A summit of the Cooperation Council of Turkic Speaking States is being held in Azerbaijan on Aug. 15-16, with the presidents and foreign ministers of the member states of Turkey, Azerbaijan, Kazakhstan and Kyrgyzstan in attendance. This organization has served as little more than a talk shop between the member countries, and the summit will likely lead to little in terms of substantial agreements beyond broad declarations of cooperation. However, it does serve as a reminder of Turkey's importance as a regional power and its historical interests and influence in the Caucasus and Central Asia that could see a re-emergence in the coming years.
The Cooperation Council of Turkic Speaking States, otherwise known as the Turkic Council, was founded in 2009 with the goal of promoting political, economic, and cultural cooperation between Turkic-speaking states. Turkey is the largest such state and is the natural leader of the group, which is just one of several platforms that Ankara uses to interact with the other members. Indeed, Turkey's engagement with countries in the Caucasus and Central Asia has deep historical roots. Central Asia is the original homeland of Turkic groups that came to dominate Anatolia and eventually establish the Ottoman Empire, while Azerbaijan was for centuries contested between the Ottomans and Persians.
Turkey's position in these regions would eventually come to be challenged by the Russians, first as the Russian Empire expanded into these territories in the 18th and 19th centuries and then as the Soviet Union solidified control. These regions were integrated into Russia's centralized military-industrial complex, and in the Soviet era they underwent a process of Russification that favored the Russian language at the expense of their indigenous language and customs.
While this substantially diluted Turkey's influence in both a political and cultural sense, the breakup of the Soviet Union provided Ankara with an opportunity to re-establish ties to its Turkic brethren. Turkey increased economic ties with Azerbaijan and the Central Asian countries, with Ankara serving as one of the leading trade and investment partners in these countries. Turkey has also sought to build cultural and grassroots influence through different avenues such as Gulen schools and Turkic language programs. Turkey's ties with Azerbaijan are particularly strong with Turkey serving as a major destination for Azerbaijan's energy exports, and the two countries have a close military and security relationship as well.
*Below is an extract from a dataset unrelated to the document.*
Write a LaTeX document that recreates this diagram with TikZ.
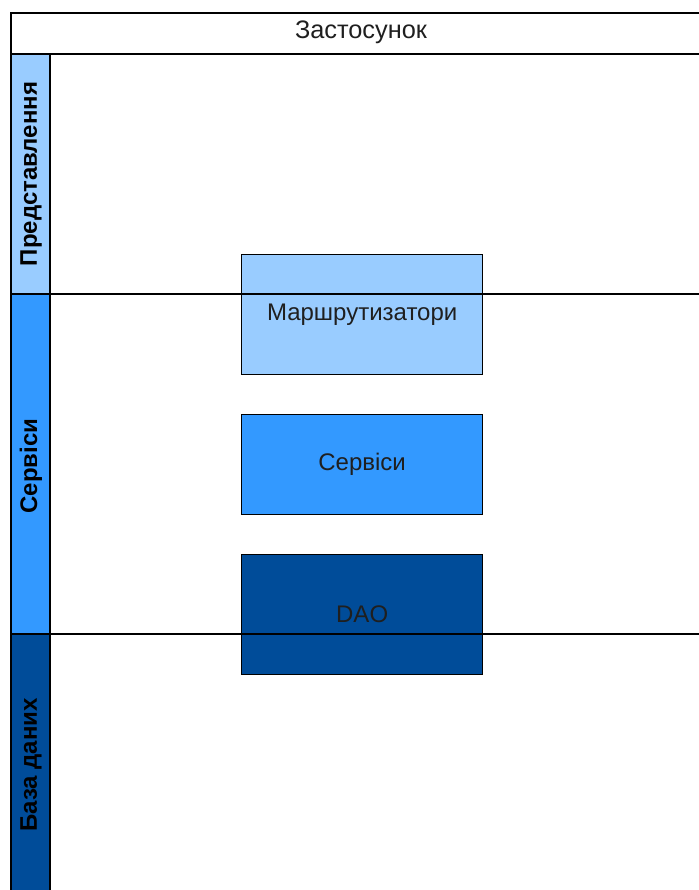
\documentclass[tikz,border=0pt]{standalone}
\usepackage{fontspec}
\setmainfont{Liberation Sans}
\definecolor{lanelight}{HTML}{99CCFF}
\definecolor{lanemid}{HTML}{3399FF}
\definecolor{lanedark}{HTML}{004C99}
\definecolor{inktext}{HTML}{1F1F1F}
\tikzstyle{lane line}=[black, line width=1pt]
\tikzstyle{lane label}=[rotate=90, font=\bfseries\fontsize{18}{20}\selectfont, text=black]
\tikzstyle{layer box}=[draw=black, line width=1pt, text=inktext, font=\fontsize{18}{20}\selectfont,
  minimum width=180.75pt, anchor=north west, inner sep=0pt]
\begin{document}
\begin{tikzpicture}[x=0.75pt, y=-0.75pt]
  \useasboundingbox (0,0) rectangle (699,890);
  \clip (0,0) rectangle (699,890);
    \fill[white] (0,0) rectangle (699,890);
    % header of the pool
    \draw[lane line] (11,13) rectangle (720,54);
    \node[font=\fontsize{19}{21}\selectfont, text=inktext] (app) at (361,32) {Застосунок};
    % lane heads
    \foreach \top/\bot/\col in {54/294/lanelight, 294/634/lanemid, 634/900/lanedark} {
      \filldraw[fill=\col, draw=black, line width=1pt] (11,\top) rectangle (50,\bot);
    }
    \node[lane label] (presentation) at (31,174) {Представлення};
    \node[lane label] (services) at (31,466) {Сервіси};
    \node[lane label] (database) at (31,765) {База даних};
    % layers
    \node[layer box, fill=lanelight, minimum height=90pt] (routers) at (241,254) {Маршрутизатори};
    \node[layer box, fill=lanemid, minimum height=75pt] (servicebox) at (241,414) {Сервіси};
    \node[layer box, fill=lanedark, minimum height=90pt] (dao) at (241,554) {DAO};
    % lane borders drawn over the boxes
    \draw[lane line] (11,54) -- (720,54);
    \draw[lane line] (11,294) -- (720,294);
    \draw[lane line] (11,634) -- (720,634);
    \draw[lane line] (11,13) -- (11,900);
    \draw[lane line] (50,54) -- (50,900);
\end{tikzpicture}
\end{document}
Still, Turkey's influence in this region remains significantly outmatched by that of Russia. Kazakhstan and Kyrgyzstan are closely integrated with Russia, with the former a member of the Moscow-led Customs Union and the latter having plans to join next year. Furthermore, Russia has troops stationed in Kyrgyzstan, while Kazakhstan is a loyal member of the Russia-led Collective Security Treaty Organization. Uzbekistan and Turkmenistan, two other Turkic countries in Central Asia, are more independent-minded and have preferred to stay out of any foreign alliances with either Russia or Turkey, though they have closer economic ties with Moscow.
While Turkey is no match for Russia in the region in terms of hard military power or political influence, the cultural Turkic tie is an important lever for Ankara. Since the end of the Soviet Union, the cultural bonds to Russia in Azerbaijan and some of the Central Asian states have weakened, and this is likely to continue with each passing generation. In the meantime, Turkey has a growing population with a dynamic economy, while Russia's longer-term demographic and economic prospects are not as positive. These factors, combined with cultural Turkic ties, will likely serve as a platform for Turkey to become an increasingly important player in the region over the longer term.